Data fuckups, data learnings ::

When I started my coding adventures in 2011, I got hooked on pretty much any tech that crossed my path. Backend with Rails, frontend with CSS & React, infrastructure automation, Ansible, Docker, you name it.

I was all over it. Except for all things data related. I saw them as boring. Unworthy of my attention.

Then I joined Quantia.ai – a company for which the data is the core of the business. I quickly understood how wrong I was. Data engineering is not only interesting, but freaking challenging.

This experience made me revisit some of the fuckups I’ve been a part of. Here, I’m sharing some lessons learnt from them.

These are real situations from projects I’ve been a part of over the last ~10 years. I skipped company & project names for privacy.

#1. Data Quality⌗

Let’s start with a B2B project. We delivered reminders about on-site visits to our customers’ clients via text messages. They synced their contact database, and we handled the rest.
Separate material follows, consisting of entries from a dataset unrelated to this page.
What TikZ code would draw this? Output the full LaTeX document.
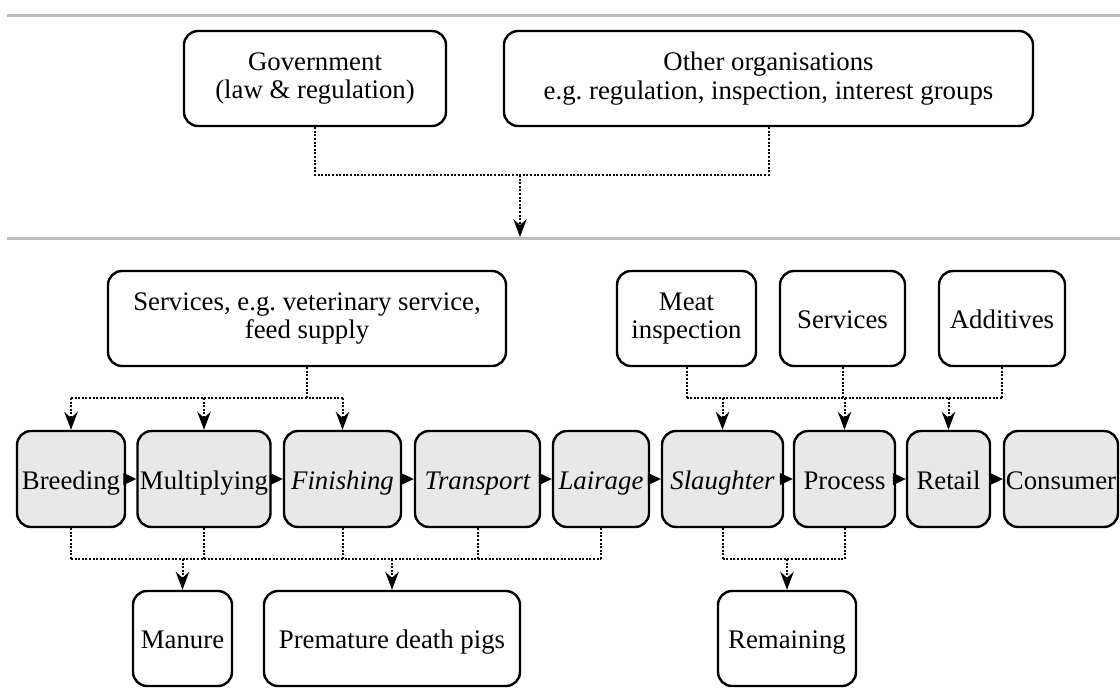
\documentclass[tikz,border=0pt]{standalone}
\usepackage{fontspec}
\setmainfont{Liberation Serif}
\frenchspacing
\usetikzlibrary{arrows.meta}
\definecolor{stagefill}{HTML}{E8E8E8}
\definecolor{rulegray}{HTML}{BDBDBD}
\tikzset{
  box/.style={draw=black, line width=2.4pt, rounded corners=14pt, align=center,
    inner sep=0pt, font=\fontsize{26.8pt}{28.5pt}\selectfont, minimum height=95pt},
  oneline/.style={text height=20pt, text depth=0pt},
  twoline/.style={execute at begin node={\rule{0pt}{25pt}}},
  stage/.style={box, oneline, fill=stagefill, minimum height=96pt},
  dotline/.style={line width=2pt, dash pattern=on 2pt off 1.6pt},
  dotarrow/.style={dotline, -{Stealth[length=18pt,width=13.5pt,inset=6pt]}},
  flow/.style={line width=1pt, -{Triangle[length=13pt,width=12pt]}},
  separator/.style={line width=3pt, draw=rulegray},
}
\begin{document}
\begin{tikzpicture}[x=1pt,y=-1pt]
\useasboundingbox (0,0) rectangle (1120,688);

% level separators
\draw[separator] (7,15) -- (1120,15);
\draw[separator] (7,238) -- (1120,238);

% regulating bodies
\node[box, twoline, minimum width=262pt] (gov) at (315,78.5) {Government\\(law \& regulation)};
\node[box, twoline, minimum width=529pt] (org) at (768.5,78.5) {Other organisations\\e.g. regulation, inspection, interest groups};

% suppliers
\node[box, twoline, minimum width=398pt] (svc) at (307,318.5) {Services, e.g. veterinary service,\\feed supply};
\node[box, twoline, minimum width=139pt] (meat) at (686.5,318.5) {Meat\\inspection};
\node[box, oneline, minimum width=125pt] (svctwo) at (842.5,318.5) {Services};
\node[box, oneline, minimum width=126pt] (add) at (1002,318.5) {Additives};

% production chain
\node[stage, minimum width=108pt] (breed) at (71,479) {Breeding};
\node[stage, minimum width=133pt] (mult) at (204,479) {Multiplying};
\node[stage, minimum width=117pt] (fin) at (342.5,479) {\itshape Finishing};
\node[stage, minimum width=125pt] (trans) at (477.5,479) {\itshape Transport};
\node[stage, minimum width=96pt] (lair) at (601,479) {\itshape Lairage};
\node[stage, minimum width=121pt] (slau) at (722.5,479) {\itshape Slaughter};
\node[stage, minimum width=101pt] (proc) at (844.5,479) {Process};
\node[stage, minimum width=83pt] (ret) at (948.5,479) {Retail};
\node[stage, minimum width=114pt] (cons) at (1061,479) {Consumer};

% outputs
\node[box, oneline, minimum width=99pt] (manure) at (182.5,638.5) {Manure};
\node[box, oneline, minimum width=256pt] (prem) at (392,638.5) {Premature death pigs};
\node[box, oneline, minimum width=138pt] (rem) at (787,638.5) {Remaining};

% chain flow
\foreach \a/\b in {breed/mult, mult/fin, fin/trans, trans/lair, lair/slau, slau/proc, proc/ret, ret/cons}
  \draw[flow] (\a.east) -- (\b.west);

% regulation influence
\coordinate (topbar) at (520,175);
\coordinate (chainlevel) at (520,237);
\draw[dotline] (gov.south) |- (topbar) -| (org.south);
\draw[dotarrow] (topbar) -- (chainlevel);

% farm-side services
\coordinate (sbar) at (307,398);
\draw[dotline] (svc.south) -- (sbar);
\draw[dotline] (breed.north |- sbar) -- (fin.north |- sbar);
\foreach \n in {breed, mult, fin}
  \draw[dotarrow] (\n.north |- sbar) -- (\n.north);

% processing-side inputs
\coordinate (rbar) at (842,398);
\draw[dotline] (meat.south |- rbar) -- (add.south |- rbar);
\foreach \n in {meat, svctwo, add}
  \draw[dotline] (\n.south) -- (\n.south |- rbar);
\foreach \n in {slau, proc, ret}
  \draw[dotarrow] (\n.north |- rbar) -- (\n.north);

% farm-side outputs
\coordinate (lbar) at (300,559);
\foreach \n in {breed, mult, fin, trans, lair}
  \draw[dotline] (\n.south) -- (\n.south |- lbar);
\draw[dotline] (breed.south |- lbar) -- (lair.south |- lbar);
\foreach \n in {manure, prem}
  \draw[dotarrow] (\n.north |- lbar) -- (\n.north);

% processing-side outputs
\coordinate (pbar) at (787,559);
\foreach \n in {slau, proc}
  \draw[dotline] (\n.south) -- (\n.south |- pbar);
\draw[dotline] (slau.south |- pbar) -- (proc.south |- pbar);
\draw[dotarrow] (pbar) -- (rem.north);
\end{tikzpicture}
\end{document}
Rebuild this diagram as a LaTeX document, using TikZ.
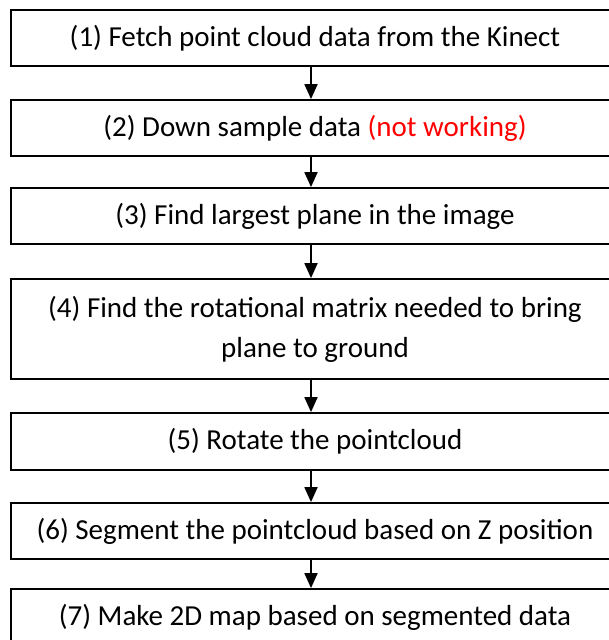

The goal of these messages was to decrease the number of no-shows for scheduled appointments.

At some point, we received feedback about that particular feature. “It doesn’t work,” it said. After some digging, we found out what “doesn’t work” really meant: the messages were delivered, but people still missed their appointments.

We looked at the monitoring system, checked the logs, but everything seemed to work:

(some) messages were delivered;
(some) clients came for their appointments;
(some) clients replied to cancel or reschedule.

With this knowledge we started fixing, right away. Tweaking text content, sender names, delivery times, and message quantity. Number of no-shows didn’t change at all.

With a lack of better ideas, one of the team members started looking at the customers’ data, in search of inspiration. He ran a simple query, something like:

select phone_number from customers;

Then just looked at the results, finding that:

plenty of phone numbers were incorrect;
there were numbers like +1 123 123 123, 00 000 000 000;
numbers were duplicated between customers;
we even had numbers like SECRET, no, or simply NULL values.

Had we only run that query a week earlier… But, better late than never, yeah? Having that knowledge, instead of tweaking messages delivered to 123123123 we:

fixed up a proper validation wherever we could;
worked with our customers to improve their registration forms;
started sending emails on top of text messages.

This way, we decreased the number of no-shows, without a single change to the messages’ content. All we had to do was to check the data before jumping into solutions.

Learning: Never trust external data.

#2. Web scraping⌗

I once imagined that scraping the internet was a straightforward task. Fire up Selenium, write a script, and voilà – done.

This may be true for a hobby project, like scraping a bunch of pages from a local machine. But trying to scale such an approach quickly becomes a disaster.

One of the first web scraping projects I did was a tool to collect product offerings from a bunch of online shops. I approached it with a CSS-selectors based crawler. Very quickly this became a nightmare to maintain, dealing with randomized selectors, like: extract_data(".235s34__product > h1.fh33c > span:first-child").

To make things worse, the structure changed from time to time making the crawlers fail. After deploying my crawler to a VPS, I got errors from Cloudflare identifying my requests as bots, and showing a captcha page. A couple of times I DDoSed a smaller page with too much traffic, taking it offline.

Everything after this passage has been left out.